*SET EXERCISE:*
Below are records; work out how many of their lines hold the string "this" and give that number alone.

-- start ENTRIES PROVIDED --

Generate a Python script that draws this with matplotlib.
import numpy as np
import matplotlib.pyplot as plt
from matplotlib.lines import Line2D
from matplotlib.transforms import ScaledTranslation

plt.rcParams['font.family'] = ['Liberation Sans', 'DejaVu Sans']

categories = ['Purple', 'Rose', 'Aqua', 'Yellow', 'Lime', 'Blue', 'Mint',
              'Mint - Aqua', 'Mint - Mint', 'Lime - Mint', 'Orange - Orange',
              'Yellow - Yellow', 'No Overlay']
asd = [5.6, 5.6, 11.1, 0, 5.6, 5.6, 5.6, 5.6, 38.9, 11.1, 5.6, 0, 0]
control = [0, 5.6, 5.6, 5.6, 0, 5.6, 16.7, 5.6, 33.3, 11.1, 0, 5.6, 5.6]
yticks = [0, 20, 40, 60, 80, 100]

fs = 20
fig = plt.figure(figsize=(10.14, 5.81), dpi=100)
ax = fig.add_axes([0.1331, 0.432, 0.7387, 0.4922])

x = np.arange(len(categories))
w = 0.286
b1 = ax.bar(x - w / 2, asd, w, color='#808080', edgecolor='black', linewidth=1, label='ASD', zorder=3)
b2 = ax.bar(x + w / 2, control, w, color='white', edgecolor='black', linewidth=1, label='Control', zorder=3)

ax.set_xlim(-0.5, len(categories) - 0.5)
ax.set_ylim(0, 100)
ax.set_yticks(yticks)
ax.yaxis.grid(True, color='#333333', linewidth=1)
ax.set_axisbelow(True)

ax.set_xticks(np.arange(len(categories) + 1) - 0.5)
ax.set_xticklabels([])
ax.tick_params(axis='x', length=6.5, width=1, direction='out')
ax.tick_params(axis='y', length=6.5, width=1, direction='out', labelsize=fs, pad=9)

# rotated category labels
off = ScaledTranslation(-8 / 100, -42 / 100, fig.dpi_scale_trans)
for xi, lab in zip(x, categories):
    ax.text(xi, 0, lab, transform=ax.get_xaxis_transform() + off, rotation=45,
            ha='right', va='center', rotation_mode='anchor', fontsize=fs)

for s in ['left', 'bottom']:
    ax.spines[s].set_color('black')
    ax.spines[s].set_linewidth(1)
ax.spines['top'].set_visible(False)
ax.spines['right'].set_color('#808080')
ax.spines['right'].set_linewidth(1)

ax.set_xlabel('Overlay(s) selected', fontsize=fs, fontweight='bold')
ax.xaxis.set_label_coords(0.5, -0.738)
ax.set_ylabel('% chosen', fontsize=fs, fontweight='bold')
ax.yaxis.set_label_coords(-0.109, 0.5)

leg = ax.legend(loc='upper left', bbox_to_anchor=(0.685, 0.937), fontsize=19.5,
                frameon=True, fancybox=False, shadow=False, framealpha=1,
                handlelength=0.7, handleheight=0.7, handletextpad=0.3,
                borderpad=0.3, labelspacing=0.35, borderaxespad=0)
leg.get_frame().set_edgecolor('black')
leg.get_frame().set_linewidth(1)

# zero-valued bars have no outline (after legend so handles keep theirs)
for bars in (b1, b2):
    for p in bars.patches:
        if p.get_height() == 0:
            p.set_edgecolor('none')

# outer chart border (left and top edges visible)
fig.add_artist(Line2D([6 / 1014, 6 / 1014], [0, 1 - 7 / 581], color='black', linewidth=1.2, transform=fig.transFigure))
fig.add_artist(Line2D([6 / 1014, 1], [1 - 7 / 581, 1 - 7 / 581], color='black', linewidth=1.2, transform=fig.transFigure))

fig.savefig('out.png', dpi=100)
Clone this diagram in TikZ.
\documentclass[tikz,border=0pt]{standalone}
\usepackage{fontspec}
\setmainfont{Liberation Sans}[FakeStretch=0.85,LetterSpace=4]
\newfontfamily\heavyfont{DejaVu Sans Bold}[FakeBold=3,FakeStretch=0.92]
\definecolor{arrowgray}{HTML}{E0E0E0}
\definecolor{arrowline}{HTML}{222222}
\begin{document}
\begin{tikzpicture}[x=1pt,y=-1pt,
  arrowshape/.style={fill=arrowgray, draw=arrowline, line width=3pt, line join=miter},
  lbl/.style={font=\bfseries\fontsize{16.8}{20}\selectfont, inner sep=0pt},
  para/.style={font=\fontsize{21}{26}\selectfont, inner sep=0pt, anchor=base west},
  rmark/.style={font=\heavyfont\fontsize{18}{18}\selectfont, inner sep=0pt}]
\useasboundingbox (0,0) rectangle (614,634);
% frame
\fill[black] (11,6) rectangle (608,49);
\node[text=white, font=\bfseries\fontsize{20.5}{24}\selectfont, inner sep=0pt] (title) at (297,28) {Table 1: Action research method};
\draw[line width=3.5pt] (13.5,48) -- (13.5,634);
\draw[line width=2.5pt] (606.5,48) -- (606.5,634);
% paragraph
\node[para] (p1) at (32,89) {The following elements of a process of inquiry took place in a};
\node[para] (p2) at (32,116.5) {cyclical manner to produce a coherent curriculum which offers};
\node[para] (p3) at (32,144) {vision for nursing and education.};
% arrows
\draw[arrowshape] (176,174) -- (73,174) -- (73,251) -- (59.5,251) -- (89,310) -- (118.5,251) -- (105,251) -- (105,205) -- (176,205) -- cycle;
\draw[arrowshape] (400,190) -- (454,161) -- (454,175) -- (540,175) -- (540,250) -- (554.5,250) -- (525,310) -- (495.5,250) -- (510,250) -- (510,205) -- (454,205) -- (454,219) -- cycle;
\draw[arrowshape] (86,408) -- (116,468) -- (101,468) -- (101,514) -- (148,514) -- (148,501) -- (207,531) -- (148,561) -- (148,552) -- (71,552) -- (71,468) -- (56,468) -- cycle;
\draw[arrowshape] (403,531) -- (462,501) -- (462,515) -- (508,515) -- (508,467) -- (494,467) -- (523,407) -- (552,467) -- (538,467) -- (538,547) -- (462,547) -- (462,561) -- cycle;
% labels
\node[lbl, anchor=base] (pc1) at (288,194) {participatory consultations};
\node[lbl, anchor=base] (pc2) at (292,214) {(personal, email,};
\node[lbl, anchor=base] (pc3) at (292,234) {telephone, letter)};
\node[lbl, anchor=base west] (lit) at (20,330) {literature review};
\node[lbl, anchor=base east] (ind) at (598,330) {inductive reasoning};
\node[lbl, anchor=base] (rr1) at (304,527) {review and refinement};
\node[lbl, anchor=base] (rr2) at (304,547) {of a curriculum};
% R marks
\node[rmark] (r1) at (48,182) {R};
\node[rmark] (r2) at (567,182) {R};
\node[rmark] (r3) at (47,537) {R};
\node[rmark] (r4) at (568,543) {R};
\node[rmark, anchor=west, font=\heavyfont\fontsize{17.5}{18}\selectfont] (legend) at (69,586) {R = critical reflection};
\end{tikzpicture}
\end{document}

-- end ENTRIES PROVIDED --

*CORRECT ANSWER:*
2